- SET TASK
Output the first line of the listing and each line after it, up to and including the line that contains "const shares = [24.7, 0.35, 27.55, 16.9, 30.3, 0.3];", exactly as written, minus the pictures.

- SOURCE EXCERPT
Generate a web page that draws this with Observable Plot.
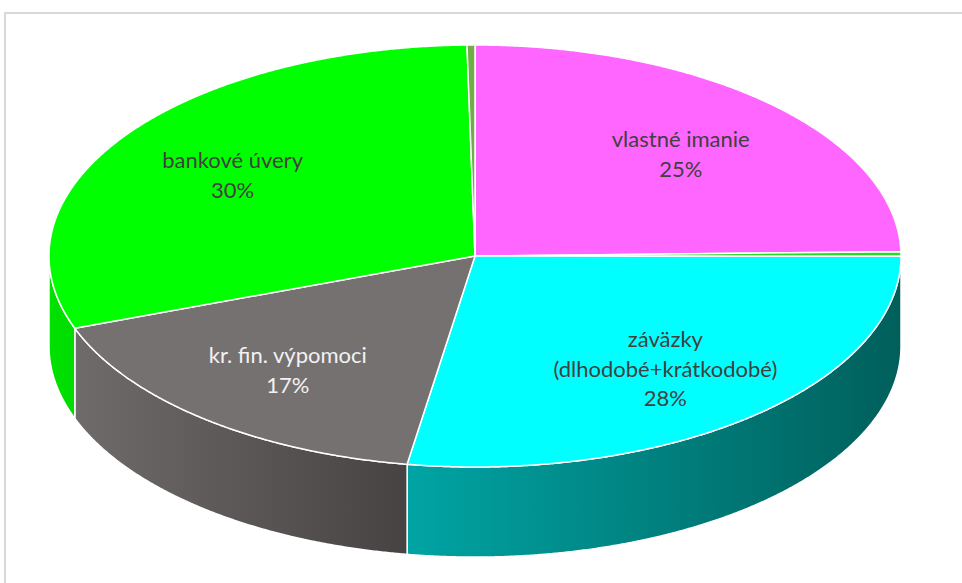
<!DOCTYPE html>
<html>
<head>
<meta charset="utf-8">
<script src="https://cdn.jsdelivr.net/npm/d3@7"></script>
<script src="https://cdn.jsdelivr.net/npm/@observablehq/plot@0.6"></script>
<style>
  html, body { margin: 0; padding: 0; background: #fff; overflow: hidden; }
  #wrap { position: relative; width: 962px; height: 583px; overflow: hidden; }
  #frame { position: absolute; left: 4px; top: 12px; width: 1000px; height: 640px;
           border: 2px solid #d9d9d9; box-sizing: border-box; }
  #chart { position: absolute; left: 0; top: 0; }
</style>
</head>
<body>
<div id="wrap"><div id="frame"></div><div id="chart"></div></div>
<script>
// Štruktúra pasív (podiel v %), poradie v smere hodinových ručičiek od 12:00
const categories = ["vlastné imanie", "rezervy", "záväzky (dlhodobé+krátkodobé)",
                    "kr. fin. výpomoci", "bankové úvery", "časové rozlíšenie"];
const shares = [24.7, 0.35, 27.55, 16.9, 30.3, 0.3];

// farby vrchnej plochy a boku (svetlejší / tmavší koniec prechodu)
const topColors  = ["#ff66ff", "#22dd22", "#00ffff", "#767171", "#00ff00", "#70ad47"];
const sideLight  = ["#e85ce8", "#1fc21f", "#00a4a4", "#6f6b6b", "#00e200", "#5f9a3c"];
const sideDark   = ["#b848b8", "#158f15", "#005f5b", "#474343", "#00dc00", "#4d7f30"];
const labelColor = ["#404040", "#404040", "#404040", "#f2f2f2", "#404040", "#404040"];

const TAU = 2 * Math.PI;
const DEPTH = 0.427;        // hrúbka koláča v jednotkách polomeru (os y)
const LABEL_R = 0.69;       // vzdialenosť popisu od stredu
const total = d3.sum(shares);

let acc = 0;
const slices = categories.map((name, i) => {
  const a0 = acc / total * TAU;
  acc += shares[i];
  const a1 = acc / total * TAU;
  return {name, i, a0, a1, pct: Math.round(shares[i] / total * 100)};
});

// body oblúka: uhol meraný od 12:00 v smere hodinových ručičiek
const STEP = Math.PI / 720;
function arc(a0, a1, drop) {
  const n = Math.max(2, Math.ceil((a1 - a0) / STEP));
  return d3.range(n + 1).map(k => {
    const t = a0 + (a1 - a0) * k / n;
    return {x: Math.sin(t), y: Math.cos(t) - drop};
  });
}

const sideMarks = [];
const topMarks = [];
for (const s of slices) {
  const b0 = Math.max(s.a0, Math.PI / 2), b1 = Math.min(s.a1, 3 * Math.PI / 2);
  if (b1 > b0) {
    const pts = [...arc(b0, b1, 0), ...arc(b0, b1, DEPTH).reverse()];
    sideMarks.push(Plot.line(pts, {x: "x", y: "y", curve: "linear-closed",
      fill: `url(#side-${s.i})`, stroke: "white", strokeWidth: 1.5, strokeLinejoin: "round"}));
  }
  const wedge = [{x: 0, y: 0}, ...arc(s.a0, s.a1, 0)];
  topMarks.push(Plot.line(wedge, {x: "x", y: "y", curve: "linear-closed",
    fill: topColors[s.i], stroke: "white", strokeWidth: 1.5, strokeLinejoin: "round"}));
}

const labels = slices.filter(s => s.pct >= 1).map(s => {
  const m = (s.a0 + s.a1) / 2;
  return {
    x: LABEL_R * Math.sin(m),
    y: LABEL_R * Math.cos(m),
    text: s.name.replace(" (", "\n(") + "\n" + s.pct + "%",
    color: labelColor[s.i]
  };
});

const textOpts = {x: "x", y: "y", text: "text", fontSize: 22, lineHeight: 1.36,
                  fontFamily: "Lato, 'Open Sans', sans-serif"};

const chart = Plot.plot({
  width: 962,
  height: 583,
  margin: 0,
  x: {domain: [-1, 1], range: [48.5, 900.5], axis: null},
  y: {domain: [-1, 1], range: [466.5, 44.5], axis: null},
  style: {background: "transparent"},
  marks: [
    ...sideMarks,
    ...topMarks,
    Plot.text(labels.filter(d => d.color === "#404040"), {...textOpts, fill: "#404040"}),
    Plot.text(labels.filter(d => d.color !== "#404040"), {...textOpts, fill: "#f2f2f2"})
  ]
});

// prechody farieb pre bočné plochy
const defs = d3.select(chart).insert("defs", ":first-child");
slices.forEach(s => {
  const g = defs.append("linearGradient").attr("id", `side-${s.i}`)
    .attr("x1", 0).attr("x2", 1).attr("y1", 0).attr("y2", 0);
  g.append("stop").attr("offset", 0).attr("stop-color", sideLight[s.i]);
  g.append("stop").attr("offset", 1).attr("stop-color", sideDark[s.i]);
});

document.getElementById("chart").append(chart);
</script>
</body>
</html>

- ANSWER FOR THE TASK
Generate a web page that draws this with Observable Plot.
<!DOCTYPE html>
<html>
<head>
<meta charset="utf-8">
<script src="https://cdn.jsdelivr.net/npm/d3@7"></script>
<script src="https://cdn.jsdelivr.net/npm/@observablehq/plot@0.6"></script>
<style>
  html, body { margin: 0; padding: 0; background: #fff; overflow: hidden; }
  #wrap { position: relative; width: 962px; height: 583px; overflow: hidden; }
  #frame { position: absolute; left: 4px; top: 12px; width: 1000px; height: 640px;
           border: 2px solid #d9d9d9; box-sizing: border-box; }
  #chart { position: absolute; left: 0; top: 0; }
</style>
</head>
<body>
<div id="wrap"><div id="frame"></div><div id="chart"></div></div>
<script>
// Štruktúra pasív (podiel v %), poradie v smere hodinových ručičiek od 12:00
const categories = ["vlastné imanie", "rezervy", "záväzky (dlhodobé+krátkodobé)",
                    "kr. fin. výpomoci", "bankové úvery", "časové rozlíšenie"];
const shares = [24.7, 0.35, 27.55, 16.9, 30.3, 0.3];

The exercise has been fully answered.